Part IV: The Defense of the Bodily Resurrection (Chapter 15)
The theological climax of the letter occurs here. Heavily influenced by Greek philosophy (which viewed the physical realm as a prison to escape), some Corinthians were claiming there is no future resurrection of the dead; they believed salvation was a purely spiritual, intellectual enlightenment.
Paul argues that if there is no bodily resurrection, then Christ himself was not raised, and the entire Christian faith is a futile, miserable lie. He outlines a robust theology of the resurrection: Christ is the “first fruits” of a massive cosmic harvest. Paul explains that the current physical body (sown in weakness and mortality) will be radically transformed into a “spiritual body” (soma pneumatikon)—not a ghost, but a physical body animated and sustained entirely by the indestructible power of the Holy Spirit, ultimately conquering death itself.

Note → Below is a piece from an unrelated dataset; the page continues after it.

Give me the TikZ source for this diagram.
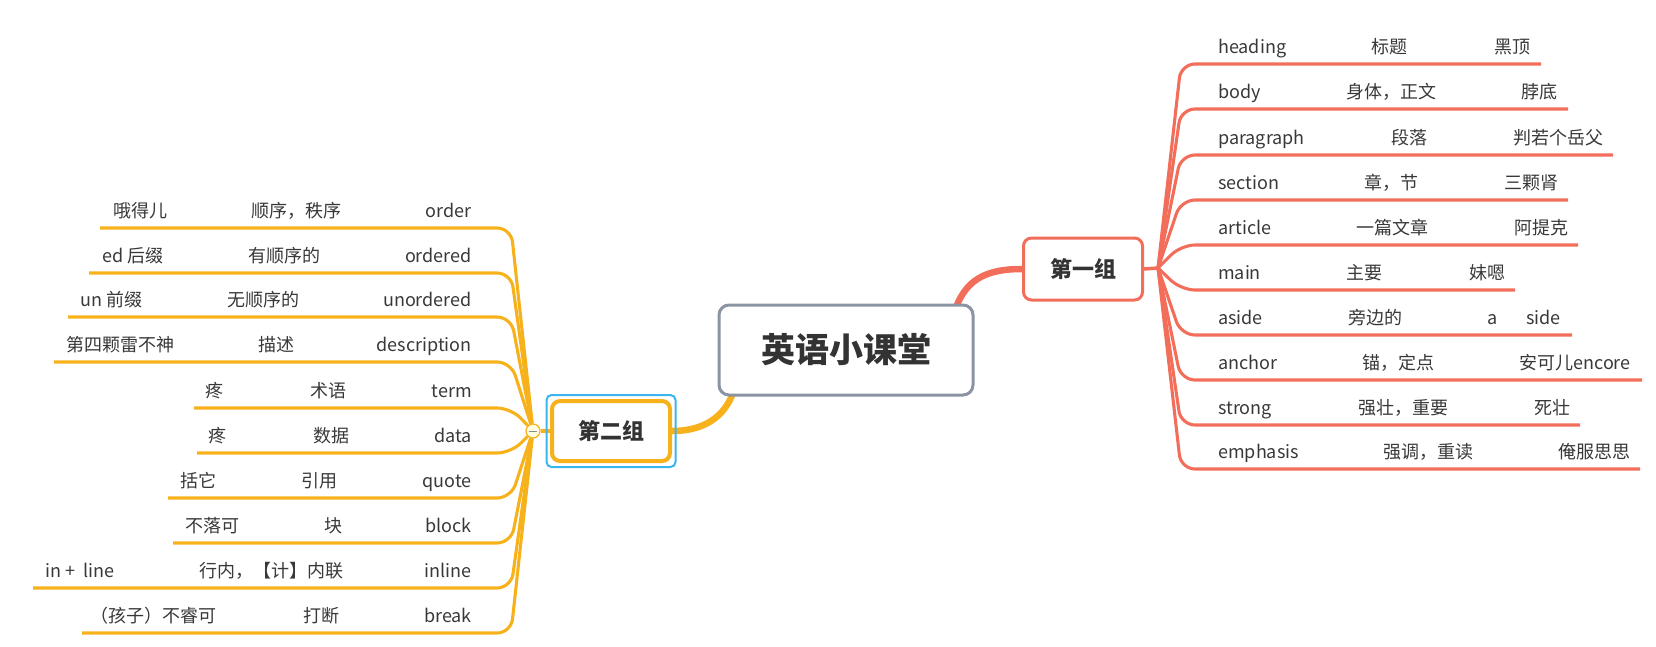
\documentclass[tikz,border=0pt]{standalone}
\usepackage{fontspec}
\setmainfont{Noto Sans CJK SC}
\usetikzlibrary{calc}
\definecolor{redline}{HTML}{F36D5B}
\definecolor{goldline}{HTML}{F7B11B}
\definecolor{selblue}{HTML}{3BB5EE}
\definecolor{rootgray}{HTML}{8A94A2}
\definecolor{inkgray}{HTML}{383838}
\pgfdeclarelayer{bg}
\pgfsetlayers{bg,main}

\begin{document}
\begin{tikzpicture}[x=1pt,y=-1pt,
  topic/.style={draw,rounded corners=8pt,fill=white,font=\fontsize{22}{26}\selectfont\bfseries,text=black!80},
  leaf/.style={inner sep=0pt,font=\fontsize{18}{20}\selectfont,text=inkgray},
  twig/.style={line width=3.1pt,rounded corners=14pt}]
\useasboundingbox (0,0) rectangle (1656,646);
\node[draw=rootgray,line width=3pt,rounded corners=10pt,fill=white,minimum width=254pt,minimum height=90pt,font=\fontsize{34}{40}\selectfont\bfseries,text=black!80] (root) at (846,350) {英语小课堂};
\node[topic,draw=redline,line width=3pt,minimum width=119pt,minimum height=62pt] (grp1) at (1083,269) {第一组};
\node[draw=selblue,line width=2pt,rounded corners=5pt,minimum width=129pt,minimum height=72pt] (sel2) at (611,431) {};
\node[topic,draw=goldline,line width=4pt,minimum width=118pt,minimum height=60pt] (grp2) at (611,431) {第二组};
\coordinate (jr) at (1158,268);
\node[circle,draw=goldline,fill=yellow!12,line width=1.2pt,inner sep=0pt,minimum size=14pt] (jl) at (533,431) {};
\draw[black!45,line width=1pt] ($(jl.west)+(3.5,0)$) -- ($(jl.east)+(-3.5,0)$);
\begin{pgfonlayer}{bg}
\draw[redline,line width=6.5pt] (grp1.west) .. controls (985,269) and (965,280) .. ($(root.north east)+(-20,8)$);
\draw[goldline,line width=6.5pt] (grp2.east) .. controls (700,431) and (725,420) .. ($(root.south west)+(17,-8)$);
\draw[redline,line width=3.5pt] (grp1.east) -- (jr);
\draw[goldline,line width=3.5pt] (grp2.west) -- (jl);
\end{pgfonlayer}
\foreach \y/\w/\m/\mx/\s/\sx/\e [count=\i] in {
  64/heading/标题/1389/黑顶/1512/1541,
  109/body/身体，正文/1391/脖底/1539/1568,
  155/paragraph/段落/1409/判若个岳父/1558/1613,
  200/section/章，节/1391/三颗肾/1531/1568,
  245/article/一篇文章/1392/阿提克/1541/1578,
  290/main/主要/1364/妹嗯/1487/1515,
  335/aside/旁边的/1375/{a\hspace{29pt}side}/1524/1572,
  380/anchor/锚，定点/1398/安可儿encore/1575/1642,
  425/strong/强壮，重要/1403/死壮/1552/1580,
  469/emphasis/强调，重读/1428/俺服思思/1594/1640}{
  \coordinate (rk\i) at (1181,\y);
  \begin{pgfonlayer}{bg}
  \draw[twig,redline] (jr) -- (rk\i) -- (\e,\y);
  \end{pgfonlayer}
  \node[leaf,anchor=base west] (rw\i) at (1218,\y-11) {\w};
  \node[leaf,anchor=base] (rm\i) at (\mx,\y-11) {\m};
  \node[leaf,anchor=base] (rs\i) at (\sx,\y-11) {\s};
}
\foreach \y/\s/\sx/\m/\mx/\w/\e [count=\i] in {
  228/哦得儿/113/顺序，秩序/296/order/100,
  273/ed 后缀/102/有顺序的/284/ordered/89,
  317/un 前缀/80/无顺序的/263/unordered/68,
  362/第四颗雷不神/66/描述/276/description/54,
  408/疼/205/术语/328/term/194,
  453/疼/208/数据/331/data/197,
  498/括它/180/引用/319/quote/168,
  543/不落可/185/块/333/block/173,
  588/{in +\ \ line}/45/行内，【计】内联/271/inline/33,
  633/（孩子）不睿可/90/打断/321/break/82}{
  \coordinate (lk\i) at (511,\y);
  \begin{pgfonlayer}{bg}
  \draw[twig,goldline] (jl) -- (lk\i) -- (\e,\y);
  \end{pgfonlayer}
  \node[leaf,anchor=base east] (lw\i) at (472,\y-11) {\w};
  \node[leaf,anchor=base] (lm\i) at (\mx,\y-11) {\m};
  \node[leaf,anchor=base west] (ls\i) at (\sx,\y-11) {\s};
}
\end{tikzpicture}
\end{document}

Part V: Final Instructions (Chapter 16)
The letter closes with logistical instructions regarding a massive fundraising collection Paul is organizing among his Gentile churches to relieve the poverty of the Jewish Christians in Jerusalem. He details his upcoming travel plans, urges them to stand firm, and closes with the Aramaic prayer “Maranatha” (“Our Lord, come!”).

The Greek title for the First Epistle to the Corinthians is Pros Korinthious Alpha (Πρὸς Κορινθίους Α΄), which translates to “First to the Corinthians.”
From a historical perspective, the title is actually a misnomer. Within the text itself (1 Corinthians 5:9), Paul mentions a previous letter he had written to this community warning them about sexual immorality. That initial letter has been lost to history. Therefore, our “1 Corinthians” is actually at least Paul’s second letter to the church in Corinth.